10 November - 9 December 2017 London
Overview

Hales Gallery is delighted to announce Supernova, an exhibition of new work by Omar Ba. This is the gallery’s second solo exhibition with the artist.

 

Ba was born in and grew up in Senegal, attending art school in the capital of Dakar before moving to Geneva aged 26 in 2003. It was in Switzerland around a decade ago that Ba decided to depart from abstract painting and began developing his own distinctive figurative aesthetic.

 

Today Ba lives and works in both Dakar and Geneva, drawing on past memories and present experiences of both cultures to create works both deeply personal and politically resonant; works that, in his words, ‘tell the stories and weave a thread between’ African and European culture. This notion of duality, whether between North and South, history and contemporaneity, the personal and the political, is central throughout Ba’s work. His paintings, in a fusion of figurative and decorative modes, depict part-real, part-imaginary worlds populated with human and animal beings, organic patterns, geographic and political symbols such as maps and flags – a dizzying array of earthly life. Their material composition is similarly hybrid, mixing masterful use of oil, gouache and crayon and delicately applied china ink with rough, readymade surfaces such as corrugated cardboard.

 

Many of Ba’s images over the past decade have depicted a world of violence and conflict, a potent exploration of the legacies of colonialism on the African continent. In Supernova, however, the artist’s focus has shifted. A supernova is the name given to the birth of an extremely bright, brilliant star, caused by the spectacular explosion of a massive star at the end of its life. Inspired by the supernova, its grandeur and its ancient inheritance, in this exhibition Ba proposes a celebration of the beauty and magnificence of the people of Africa, as descendants of the black Pharaohs of Egypt and Nubia – considered by many to be the cradle of civilisation.

 

Images of mothers and children, painted against Ba’s signature densely layered and patterned backgrounds, trace what the artist has called the ‘eternal resemblance’ between the black people of today and their majestic ancestors. These figures are drawn from Ba’s own life – photographs of close relatives, including his mother – as well as colonial-era postcards and images of African youth that populate the media today.

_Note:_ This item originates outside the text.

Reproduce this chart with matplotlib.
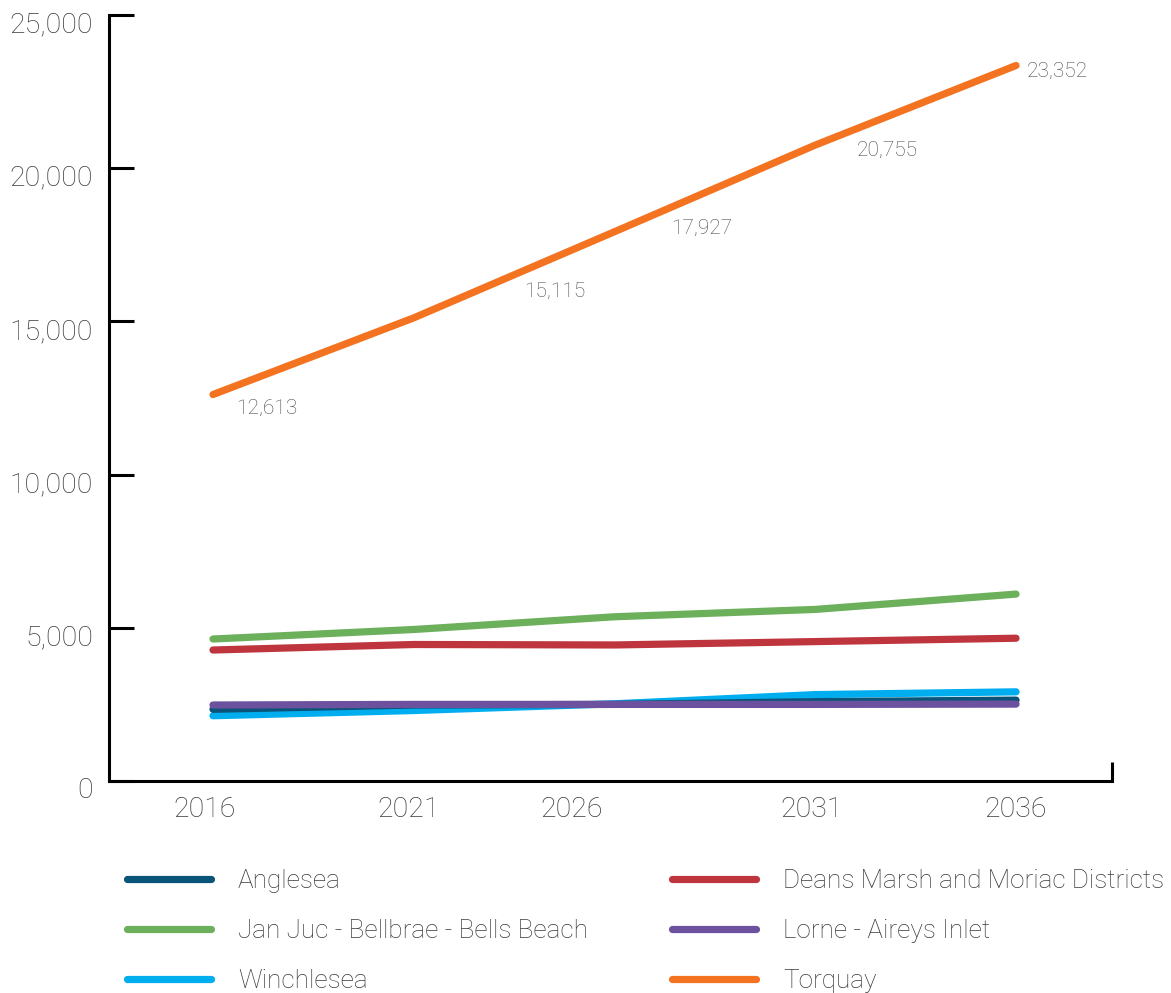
import numpy as np
import matplotlib.pyplot as plt
from matplotlib.transforms import ScaledTranslation

plt.rcParams['font.family'] = ['Roboto', 'DejaVu Sans']
plt.rcParams['font.weight'] = 'light'

# --- dados: população projetada por localidade ---
years = [2016, 2021, 2026, 2031, 2036]
anglesea = [2340, 2480, 2500, 2590, 2640]
jan_juc = [4634, 4945, 5360, 5600, 6100]
winchelsea = [2130, 2300, 2520, 2820, 2910]
deans_marsh = [4275, 4455, 4440, 4550, 4660]
lorne = [2480, 2500, 2500, 2500, 2510]
torquay = [12613, 15115, 17927, 20755, 23352]

year_labels = ['2016', '2021', '2026', '2031', '2036']
year_label_pos = [2015.8, 2020.86, 2024.92, 2030.9, 2036.0]
y_ticks = [0, 5000, 10000, 15000, 20000, 25000]

# onde ficam os rótulos de valor do Torquay (eixo x, em anos)
torquay_label_x = [2017.34, 2024.52, 2028.18, 2032.79]

C_ANGLESEA = '#0b5479'
C_JANJUC = '#6cb05b'
C_WINCH = '#00aeef'
C_DEANS = '#bf353e'
C_LORNE = '#6c519e'
C_TORQUAY = '#f47321'
TXT = '#3a3a3a'

fig = plt.figure(figsize=(11.71, 9.93), dpi=100)
ax = fig.add_axes([109 / 1171, 212 / 993, 1003 / 1171, 766 / 993])

lw = 5.2
kw = dict(lw=lw, solid_capstyle='round', solid_joinstyle='round')
ln_tor, = ax.plot(years, torquay, color=C_TORQUAY, label='Torquay', **kw)
ln_jj, = ax.plot(years, jan_juc, color=C_JANJUC, label='Jan Juc - Bellbrae - Bells Beach', **kw)
ln_dm, = ax.plot(years, deans_marsh, color=C_DEANS, label='Deans Marsh and Moriac Districts', **kw)
ln_wi, = ax.plot(years, winchelsea, color=C_WINCH, label='Winchlesea', **kw)
ln_an, = ax.plot(years, anglesea, color=C_ANGLESEA, label='Anglesea', **kw)
ln_lo, = ax.plot(years, lorne, color=C_LORNE, label='Lorne - Aireys Inlet', **kw)

ax.set_xlim(2013.41, 2038.39)
ax.set_ylim(0, 25000)

# rótulos de valor abaixo da linha do Torquay
for lx, val in zip(torquay_label_x, torquay[:4]):
    ax.annotate(f'{val:,}', xy=(lx, np.interp(lx, years, torquay)),
                xytext=(0, -34), textcoords='offset pixels',
                ha='center', va='center', fontsize=15, color='#4a4a4a')
ax.annotate(f'{torquay[-1]:,}', xy=(years[-1], torquay[-1]),
            xytext=(11, -6), textcoords='offset pixels',
            ha='left', va='center', fontsize=15, color='#4a4a4a')

# eixos
for s in ['top', 'right']:
    ax.spines[s].set_visible(False)
for s in ['left', 'bottom']:
    ax.spines[s].set_linewidth(2.2)
    ax.spines[s].set_color('black')

ax.set_yticks(y_ticks)
ax.set_yticklabels([f'{v:,}' for v in y_ticks])
ax.tick_params(axis='y', direction='in', length=18, width=2.2, pad=11.5,
               labelsize=20.5, labelcolor=TXT)
offset = ScaledTranslation(0, -7 / 100, fig.dpi_scale_trans)
for lab in ax.get_yticklabels():
    lab.set_transform(lab.get_transform() + offset)

ax.set_xticks(year_label_pos)
ax.set_xticklabels(year_labels)
ax.tick_params(axis='x', length=0, pad=11, labelsize=20.5, labelcolor=TXT)
# traço no fim do eixo x
ax.set_xticks([ax.get_xlim()[1]], minor=True)
ax.tick_params(axis='x', which='minor', direction='in', length=14, width=2.2)

# legenda em duas colunas
leg_kw = dict(frameon=False, fontsize=18.8, handlelength=3.2, handletextpad=1.05,
              labelspacing=1.0, labelcolor=TXT, borderpad=0, borderaxespad=0)
leg1 = fig.legend([ln_an, ln_jj, ln_wi], [ln_an.get_label(), ln_jj.get_label(), ln_wi.get_label()],
                  loc='upper left', bbox_to_anchor=(127 / 1171, 1 - 869 / 993), **leg_kw)
leg2 = fig.legend([ln_dm, ln_lo, ln_tor], [ln_dm.get_label(), ln_lo.get_label(), ln_tor.get_label()],
                  loc='upper left', bbox_to_anchor=(672 / 1171, 1 - 869 / 993), **leg_kw)

fig.savefig('out.png', dpi=100)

He has described these new works as an homage to women from Africa who ‘look to the future, thinking about their children’ – watching as entire generation of young adults leave the continent in search of opportunity, only too aware of the precarity of the journey to come.

 

Deeply personal and intimate in their focus, the works in Supernova thus also convey stories with a profound social significance, conveying the value of their subjects through the beauty of their surfaces.